Job: Would you transcribe the whole listing exactly, minus its pictures?

Supplied information:
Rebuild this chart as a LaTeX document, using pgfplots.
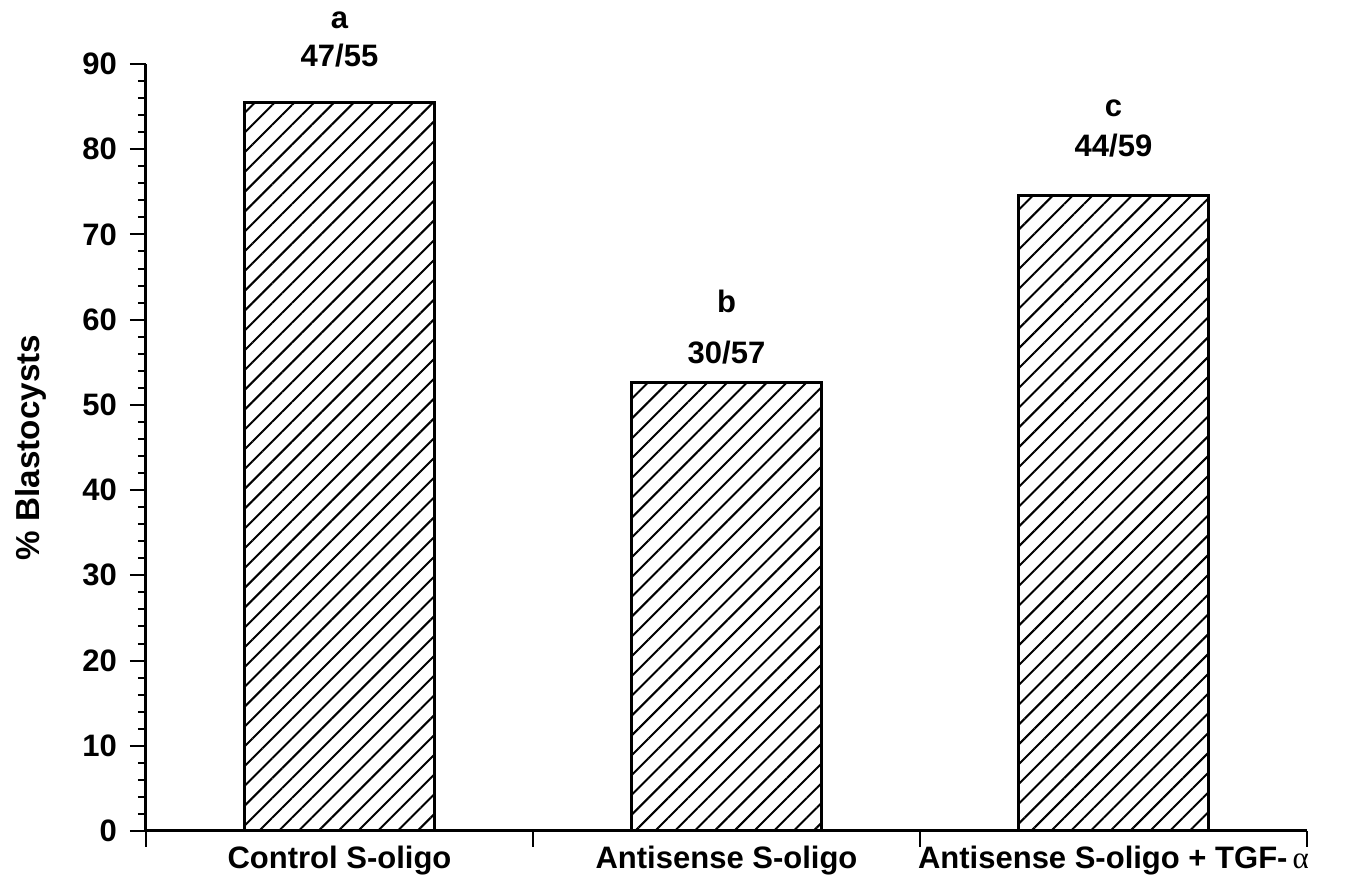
\documentclass[border=0pt]{standalone}
\usepackage{fontspec}
\setmainfont{Liberation Sans}
\newfontfamily\greekfont{Liberation Serif}
\usepackage{pgfplots}
\pgfplotsset{compat=1.18}
\usetikzlibrary{patterns.meta,calc}

\pgfplotstableread{
x y
0 85.45
1 52.63
2 74.58
}\bars

\newcommand{\lbl}{\bfseries\fontsize{15.5}{18}\selectfont}

\begin{document}
\begin{tikzpicture}
\begin{axis}[
  scale only axis,
  width=580.5pt, height=383.5pt,
  xmin=-0.5, xmax=2.5, ymin=0, ymax=90,
  clip=false,
  axis lines*=left,
  axis line style={line width=1.5pt,-},
  tick align=outside,
  major tick length=8pt, minor tick length=4pt,
  tick style={line width=1pt, black},
  ytick={0,10,...,90},
  minor y tick num=4,
  xtick={-0.5,0.5,1.5,2.5},
  xticklabels={},
  extra x ticks={0,1,2},
  extra x tick labels={Control S-oligo, Antisense S-oligo, Antisense S-oligo + TGF-\,{\greekfont\mdseries α}},
  extra x tick style={major tick length=0pt, tick label style={yshift=-4pt}},
  /pgf/number format/assume math mode=true,
  tick label style={font=\lbl},
  ylabel={\% Blastocysts},
  ylabel style={font=\bfseries\fontsize{16.6}{19}\selectfont, at={(axis description cs:-0.099,0.5)}, anchor=center},
  y tick label style={xshift=-3pt},
]
\addplot[ybar, bar width=95pt, draw=black, line width=1.5pt,
  pattern={Lines[angle=45, distance=7pt, line width=1pt]}, pattern color=black]
  table[x=x,y=y] {\bars};
\node[font=\lbl, anchor=base] at (axis cs:0,94.2) {a};
\node[font=\lbl, anchor=base] at (axis cs:0,89.65) {47/55};
\node[font=\lbl, anchor=base] at (axis cs:1,60.8) {b};
\node[font=\lbl, anchor=base] at (axis cs:1,54.9) {30/57};
\node[font=\lbl, anchor=base] at (axis cs:2,83.8) {c};
\node[font=\lbl, anchor=base] at (axis cs:2,79.1) {44/59};
\end{axis}
\pgfresetboundingbox
\path ($(current axis.south west)+(-73pt,-30.5pt)$) rectangle ($(current axis.north east)+(22pt,32pt)$);
\end{tikzpicture}
\end{document}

Output of the exercise:
Rebuild this chart as a LaTeX document, using pgfplots.
\documentclass[border=0pt]{standalone}
\usepackage{fontspec}
\setmainfont{Liberation Sans}
\newfontfamily\greekfont{Liberation Serif}
\usepackage{pgfplots}
\pgfplotsset{compat=1.18}
\usetikzlibrary{patterns.meta,calc}

\pgfplotstableread{
x y
0 85.45
1 52.63
2 74.58
}\bars

\newcommand{\lbl}{\bfseries\fontsize{15.5}{18}\selectfont}

\begin{document}
\begin{tikzpicture}
\begin{axis}[
  scale only axis,
  width=580.5pt, height=383.5pt,
  xmin=-0.5, xmax=2.5, ymin=0, ymax=90,
  clip=false,
  axis lines*=left,
  axis line style={line width=1.5pt,-},
  tick align=outside,
  major tick length=8pt, minor tick length=4pt,
  tick style={line width=1pt, black},
  ytick={0,10,...,90},
  minor y tick num=4,
  xtick={-0.5,0.5,1.5,2.5},
  xticklabels={},
  extra x ticks={0,1,2},
  extra x tick labels={Control S-oligo, Antisense S-oligo, Antisense S-oligo + TGF-\,{\greekfont\mdseries α}},
  extra x tick style={major tick length=0pt, tick label style={yshift=-4pt}},
  /pgf/number format/assume math mode=true,
  tick label style={font=\lbl},
  ylabel={\% Blastocysts},
  ylabel style={font=\bfseries\fontsize{16.6}{19}\selectfont, at={(axis description cs:-0.099,0.5)}, anchor=center},
  y tick label style={xshift=-3pt},
]
\addplot[ybar, bar width=95pt, draw=black, line width=1.5pt,
  pattern={Lines[angle=45, distance=7pt, line width=1pt]}, pattern color=black]
  table[x=x,y=y] {\bars};
\node[font=\lbl, anchor=base] at (axis cs:0,94.2) {a};
\node[font=\lbl, anchor=base] at (axis cs:0,89.65) {47/55};
\node[font=\lbl, anchor=base] at (axis cs:1,60.8) {b};
\node[font=\lbl, anchor=base] at (axis cs:1,54.9) {30/57};
\node[font=\lbl, anchor=base] at (axis cs:2,83.8) {c};
\node[font=\lbl, anchor=base] at (axis cs:2,79.1) {44/59};
\end{axis}
\pgfresetboundingbox
\path ($(current axis.south west)+(-73pt,-30.5pt)$) rectangle ($(current axis.north east)+(22pt,32pt)$);
\end{tikzpicture}
\end{document}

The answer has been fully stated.